The project is part of a global initiative to reduce adult and child onset chronic disease and foster health and wellness. Called Hishuk-ish tsawalk (everything is one, everything is connected): Using two-eyed seeing to optimize healthy early life trajectories for Indigenous Peoples, its goal is to optimize health and wellness among Indigenous children by optimizing development from conception through infancy to adolescence.
Optimizing children’s early environment will help to reduce the risks of chronic disease outcomes including mental health, anxiety, depression, substance use and suicide, and cardio-metabolic diseases, such as obesity, type-2 diabetes and heart disease.
The project is being led by NTC Director of Health Lynnette Lucas, who is also an SFU FHS adjunct professor, and NTC Manager of Nursing Services Jeannette Watts, together with SFU FHS researchers Pablo Nepomnaschy, Jeff Reading, Charlotte Waddell and Scott Venners, and FNHA Chief Medical Officer Evan Adams.

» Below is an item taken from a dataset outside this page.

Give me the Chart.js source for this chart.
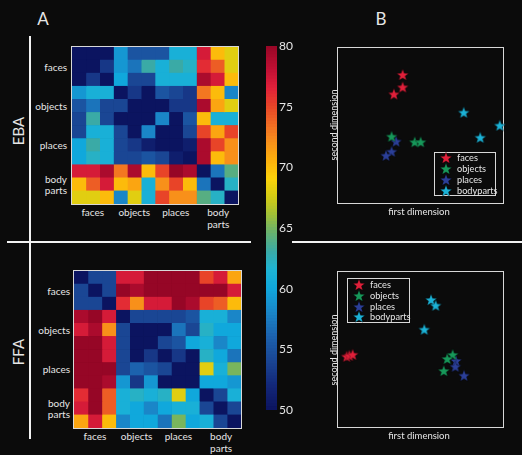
<!DOCTYPE html>
<html>
<head>
<meta charset="utf-8">
<script src="https://cdn.jsdelivr.net/npm/chart.js@4/dist/chart.umd.min.js"></script>
<style>
  body { margin: 0; background: #0b0b0b; }
  #fig { position: relative; width: 522px; height: 455px; background: #0b0b0b; overflow: hidden;
         font-family: Lato, "Open Sans", sans-serif; color: #e6e6e6; }
  canvas, .t, .ln, .box { position: absolute; }
  .t { white-space: nowrap; font-size: 10px; line-height: 1; }
  .ln { background: #f2f2f2; }
  .box { border: 1.5px solid #d8d8d8; box-sizing: border-box; }
</style>
</head>
<body>
<div id="fig"></div>
<script>
// category labels
const conditions = ['faces', 'objects', 'places', 'body parts'];
const seriesNames = ['faces', 'objects', 'places', 'bodyparts'];
const seriesColors = ['#e0203a', '#17985a', '#2b3f98', '#1cb2d6'];
const colorbarTicks = [50, 55, 60, 65, 70, 75, 80];

// EBA dissimilarity matrix (12 x 12)
const ebaMatrix = [
  [50, 50, 50, 59, 55, 55, 55, 61, 61, 77, 70, 68],
  [50, 50, 53, 59, 57, 63, 61, 63, 62, 76, 74, 68],
  [50, 53, 50, 60, 54, 54, 61, 61, 61, 79, 77, 70],
  [59, 61, 61, 50, 53, 50, 55, 54, 53, 73, 70, 58],
  [55, 57, 54, 54, 50, 50, 50, 53, 53, 79, 71, 68],
  [54, 63, 54, 50, 50, 50, 58, 50, 55, 70, 61, 61],
  [54, 61, 61, 54, 50, 58, 50, 50, 54, 75, 71, 75],
  [60, 63, 61, 54, 53, 51, 50, 50, 51, 79, 75, 72],
  [60, 62, 61, 54, 54, 55, 54, 51, 50, 79, 70, 72],
  [77, 77, 79, 73, 79, 70, 75, 80, 79, 50, 57, 64],
  [70, 74, 77, 70, 71, 61, 72, 75, 70, 57, 50, 62],
  [68, 68, 70, 58, 68, 61, 75, 72, 72, 64, 62, 50]
];

// FFA dissimilarity matrix (12 x 12)
const ffaMatrix = [
  [50, 54, 54, 77, 77, 80, 80, 80, 80, 75, 77, 71],
  [54, 50, 54, 80, 79, 80, 80, 80, 80, 80, 80, 77],
  [54, 54, 50, 76, 72, 77, 77, 80, 79, 75, 74, 70],
  [79, 80, 77, 50, 54, 54, 54, 54, 55, 61, 61, 58],
  [77, 79, 72, 54, 50, 50, 50, 57, 54, 62, 60, 60],
  [80, 80, 77, 54, 50, 50, 54, 55, 60, 61, 58, 60],
  [80, 80, 77, 54, 50, 53, 50, 53, 50, 62, 60, 57],
  [80, 80, 80, 54, 56, 55, 54, 50, 50, 68, 61, 65],
  [80, 80, 79, 59, 53, 59, 50, 50, 50, 60, 60, 59],
  [76, 80, 74, 61, 62, 61, 62, 68, 60, 50, 54, 61],
  [77, 80, 74, 61, 60, 58, 60, 61, 61, 54, 50, 54],
  [71, 77, 70, 58, 60, 60, 57, 65, 60, 61, 54, 50]
];

// MDS coordinates, EBA
const ebaFaces = [{x: 0.392, y: 0.826}, {x: 0.392, y: 0.746}, {x: 0.339, y: 0.701}];
const ebaObjects = [{x: 0.325, y: 0.428}, {x: 0.465, y: 0.392}, {x: 0.501, y: 0.392}];
const ebaPlaces = [{x: 0.352, y: 0.396}, {x: 0.325, y: 0.331}, {x: 0.291, y: 0.305}];
const ebaBodyparts = [{x: 0.762, y: 0.583}, {x: 0.862, y: 0.421}, {x: 0.98, y: 0.499}];

// MDS coordinates, FFA
const ffaFaces = [{x: 0.053, y: 0.454}, {x: 0.069, y: 0.46}, {x: 0.089, y: 0.466}];
const ffaObjects = [{x: 0.695, y: 0.465}, {x: 0.662, y: 0.439}, {x: 0.641, y: 0.361}];
const ffaPlaces = [{x: 0.715, y: 0.426}, {x: 0.711, y: 0.389}, {x: 0.764, y: 0.331}];
const ffaBodyparts = [{x: 0.564, y: 0.819}, {x: 0.592, y: 0.783}, {x: 0.523, y: 0.628}];

// jet-like colormap stops
const cmapValues = [50, 52, 54, 56, 58, 60, 61.5, 63, 64.5, 66, 67.5, 69, 70.5, 72, 73.5, 75, 76.5, 78, 80];
const cmapColors = ['#0b1460', '#13287a', '#1a4694', '#1c62ae', '#1a86c8', '#10a8dc', '#1eb4d4',
  '#3aaaa6', '#66b070', '#a0c038', '#d4cc14', '#fcd20a', '#fcb00c', '#f8901a', '#f06a24',
  '#e84428', '#e0203a', '#c01034', '#960626'];

const fig = document.getElementById('fig');

function hexToRgb(h) {
  return [parseInt(h.slice(1, 3), 16), parseInt(h.slice(3, 5), 16), parseInt(h.slice(5, 7), 16)];
}

function colormap(v) {
  if (v <= cmapValues[0]) return cmapColors[0];
  for (let i = 1; i < cmapValues.length; i++) {
    if (v <= cmapValues[i]) {
      const t = (v - cmapValues[i - 1]) / (cmapValues[i] - cmapValues[i - 1]);
      const a = hexToRgb(cmapColors[i - 1]), b = hexToRgb(cmapColors[i]);
      const c = a.map((x, k) => Math.round(x + (b[k] - x) * t));
      return `rgb(${c[0]},${c[1]},${c[2]})`;
    }
  }
  return cmapColors[cmapColors.length - 1];
}

function addText(txt, x, y, opts = {}) {
  const d = document.createElement('div');
  d.className = 't';
  d.textContent = txt;
  d.style.left = x + 'px';
  d.style.top = y + 'px';
  if (opts.size) d.style.fontSize = opts.size + 'px';
  let tr = opts.align === 'right' ? 'translate(-100%,-50%)' : opts.align === 'left' ? 'translate(0,-50%)' : 'translate(-50%,-50%)';
  if (opts.rotate) tr += ' rotate(-90deg)';
  d.style.transform = tr;
  fig.appendChild(d);
  return d;
}

function addLine(x, y, w, h) {
  const d = document.createElement('div');
  d.className = 'ln';
  Object.assign(d.style, { left: x + 'px', top: y + 'px', width: w + 'px', height: h + 'px' });
  fig.appendChild(d);
}

function addBox(x, y, w, h) {
  const d = document.createElement('div');
  d.className = 'box';
  Object.assign(d.style, { left: x + 'px', top: y + 'px', width: w + 'px', height: h + 'px' });
  fig.appendChild(d);
}

function addCanvas(x, y, w, h) {
  const c = document.createElement('canvas');
  c.width = w; c.height = h;
  c.style.left = x + 'px'; c.style.top = y + 'px';
  fig.appendChild(c);
  return c.getContext('2d');
}

// heatmap drawn as horizontal stacked bars: one dataset per column
function heatmap(matrix, x, y, w, h) {
  addBox(x - 1, y - 1, w + 2, h + 2);
  const rows = matrix.map((_, i) => 'r' + i);
  const datasets = matrix[0].map((_, j) => ({
    data: rows.map(() => 1),
    backgroundColor: matrix.map(r => colormap(r[j])),
    borderWidth: 0,
    barPercentage: 1,
    categoryPercentage: 1
  }));
  new Chart(addCanvas(x, y, w, h), {
    type: 'bar',
    data: { labels: rows, datasets },
    options: {
      indexAxis: 'y',
      responsive: false,
      animation: false,
      layout: { padding: 0 },
      plugins: { legend: { display: false }, tooltip: { enabled: false } },
      scales: {
        x: { type: 'linear', min: 0, max: 12, stacked: true, display: false },
        y: { stacked: true, display: false }
      }
    }
  });
}

function starImage(color) {
  const c = document.createElement('canvas');
  c.width = 14; c.height = 14;
  const g = c.getContext('2d');
  g.beginPath();
  for (let i = 0; i < 10; i++) {
    const r = i % 2 === 0 ? 6.2 : 2.6;
    const a = -Math.PI / 2 + i * Math.PI / 5;
    const px = 7 + r * Math.cos(a), py = 7.3 + r * Math.sin(a);
    i === 0 ? g.moveTo(px, py) : g.lineTo(px, py);
  }
  g.closePath();
  g.fillStyle = color;
  g.fill();
  g.lineWidth = 0.8;
  g.strokeStyle = 'rgba(0,0,0,0.35)';
  g.stroke();
  return c;
}

const stars = seriesColors.map(starImage);

function scatter(groups, x, y, w, h) {
  addBox(x - 1, y - 1, w + 2, h + 2);
  const pad = 8;
  new Chart(addCanvas(x - pad, y - pad, w + 2 * pad, h + 2 * pad), {
    type: 'scatter',
    data: {
      datasets: groups.map((pts, i) => ({
        label: seriesNames[i],
        data: pts,
        pointStyle: stars[i],
        clip: false
      }))
    },
    options: {
      responsive: false,
      animation: false,
      layout: { padding: pad },
      plugins: { legend: { display: false }, tooltip: { enabled: false } },
      scales: {
        x: { type: 'linear', min: 0, max: 1, display: false },
        y: { type: 'linear', min: 0, max: 1, display: false }
      }
    }
  });
}

function legend(x, y, w, h, starX, textX, rowYs) {
  addBox(x, y, w, h);
  seriesNames.forEach((n, i) => {
    const img = document.createElement('img');
    img.src = stars[i].toDataURL();
    img.style.position = 'absolute';
    img.style.left = (starX - 7) + 'px';
    img.style.top = (rowYs[i] - 7) + 'px';
    fig.appendChild(img);
    addText(n, textX, rowYs[i], { align: 'left', size: 9.2 });
  });
}

// colorbar: floating bars stacked on one category
function colorbar(x, y, w, h) {
  const step = 0.25;
  const segs = [];
  for (let v = 50; v < 80; v += step) segs.push(v);
  const padTop = 10, padBottom = 10, padLeft = 4, axisW = 30;
  new Chart(addCanvas(x - padLeft, y - padTop, padLeft + w + axisW, h + padTop + padBottom), {
    type: 'bar',
    data: {
      labels: ['c'],
      datasets: segs.map(v => ({
        data: [[v, v + step + 0.05]],
        backgroundColor: colormap(v + step / 2),
        borderWidth: 0,
        grouped: false,
        barPercentage: 1,
        categoryPercentage: 1
      }))
    },
    options: {
      responsive: false,
      animation: false,
      layout: { padding: { top: padTop, bottom: padBottom, left: padLeft, right: 0 } },
      plugins: { legend: { display: false }, tooltip: { enabled: false } },
      scales: {
        x: { display: false },
        y: {
          position: 'right', min: 50, max: 80,
          afterFit: s => { s.width = axisW; },
          afterBuildTicks: s => { s.ticks = colorbarTicks.map(v => ({ value: v })); },
          grid: { display: false, drawTicks: false },
          border: { display: false },
          ticks: { color: '#e6e6e6', padding: 2, font: { family: 'Lato', size: 12 } }
        }
      }
    }
  });
}

// frame lines and panel letters
addLine(29, 36, 2, 403);
addLine(7, 241, 244, 2);
addLine(292, 241, 230, 2);
addText('A', 43, 18, { size: 17 });
addText('B', 381, 18, { size: 17 });
addText('EBA', 18, 131, { size: 15, rotate: true });
addText('FFA', 18, 352, { size: 15, rotate: true });

// panel A
heatmap(ebaMatrix, 72, 47, 166, 157);
heatmap(ffaMatrix, 74, 271, 167, 157);

function matrixLabels(bx, by, bw, bh, rowRight, colY) {
  const ch = bh / 12, cw = bw / 12;
  conditions.forEach((c, k) => {
    const cy = by + ch * (3 * k + 1.5);
    const cx = bx + cw * (3 * k + 1.5);
    if (c === 'body parts') {
      addText('body', rowRight, cy - 5.5, { align: 'right' });
      addText('parts', rowRight, cy + 5.5, { align: 'right' });
      addText('body', cx + 1, colY);
      addText('parts', cx + 1, colY + 11.5);
    } else {
      addText(c, rowRight, cy, { align: 'right' });
      addText(c, cx, colY);
    }
  });
}
matrixLabels(72, 47, 166, 157, 67, 212);
matrixLabels(74, 271, 167, 157, 70, 436);

colorbar(266, 46, 11, 364);

// panel B
scatter([ebaFaces, ebaObjects, ebaPlaces, ebaBodyparts], 338, 48, 165, 155);
scatter([ffaFaces, ffaObjects, ffaPlaces, ffaBodyparts], 338, 272, 165, 155);
legend(434, 152, 62, 44, 446, 457, [158, 169, 180, 191]);
legend(347, 278, 63, 45, 359, 370, [285, 296, 306.5, 317]);
addText('first dimension', 419, 212, { size: 9.5 });
addText('first dimension', 419, 436, { size: 9.5 });
addText('second dimension', 333, 125, { size: 9, rotate: true });
addText('second dimension', 333, 350, { size: 9, rotate: true });
</script>
</body>
</html>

Says Lucas: “As Mi’kmaq Elder Albert Marshall describes, ‘two-eyed seeing’ is an approach that uses the best strengths of both Indigenous and Western scientific ways of knowing for the benefit of all.

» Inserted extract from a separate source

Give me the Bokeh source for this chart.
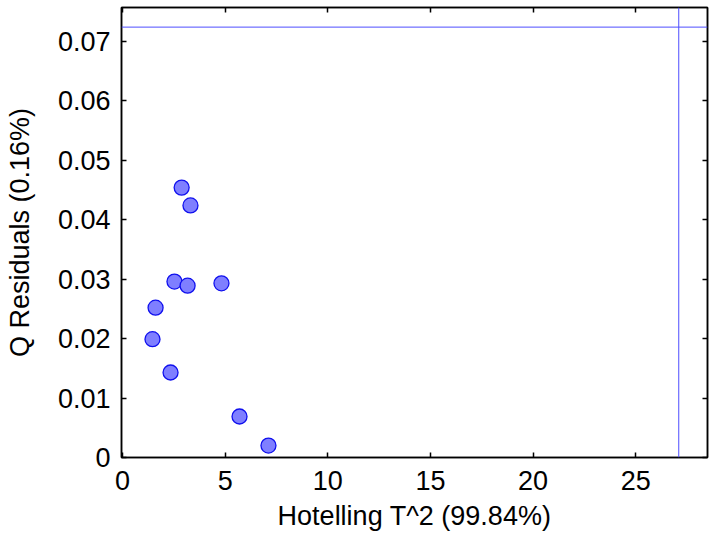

“Two-eyed seeing will inform all of our work. We are also guided by the FNHA’s strengths-based perspective on health and wellness, which encourages us to acknowledge challenges such as the ongoing legacy of colonialism, while also building the conditions for fostering resilience.”
She says the NTC’s support and leadership for the project builds on a long history of research and ethical advocacy. Combining resources from the FNHA, SFU and other academic institutions, she adds, helps to integrate First Nations’ ancient ways of knowing and creating knowledge, with academic health sciences and health services.
The project is designed from the bottom up, respecting the nation-based and community-driven principles of the FNHA’s approach to work.
All agree that Indigenous children’s early environments should include immersion in traditional knowledge, culture and language in community and on the land, and in early childhood education.
“It is very exciting to see indigenous perspectives and approaches placed at the center of health research, the benefits of this will be felt for generations to come,” says FNHA Chief Medical Officer Dr. Evan Adams.
The research team will build on Nuu-Chah-Nulth’s strengths and promote resilience by using both Indigenous knowledge and Western scientific methods to evaluate existing early child health and parenting programs, and to inform the development and evaluation of new programs.
As well, students and community researchers involved in the project will obtain training while participating in public health research and policy development, which creates opportunities for future leadership.
The project has received one of three Indigenous Healthy Life Trajectory Initiative (I-HeLTI) team grants from the Canadian Institutes of Health Research (CIHR).
With more than $1 million in funding over two years, researchers from SFU, UBC and the University of Victoria will collaborate with the FNHA and other partners, including the Indigenous Health Education Access Research Training Centre (I-HEART) and UBC-Providence Health’s Centre for Heart Lung Innovation (HLI).
Says Lucas, “We hope that our findings will benefit all children and families in our NTC communities, as well as Indigenous and other children and families more broadly.”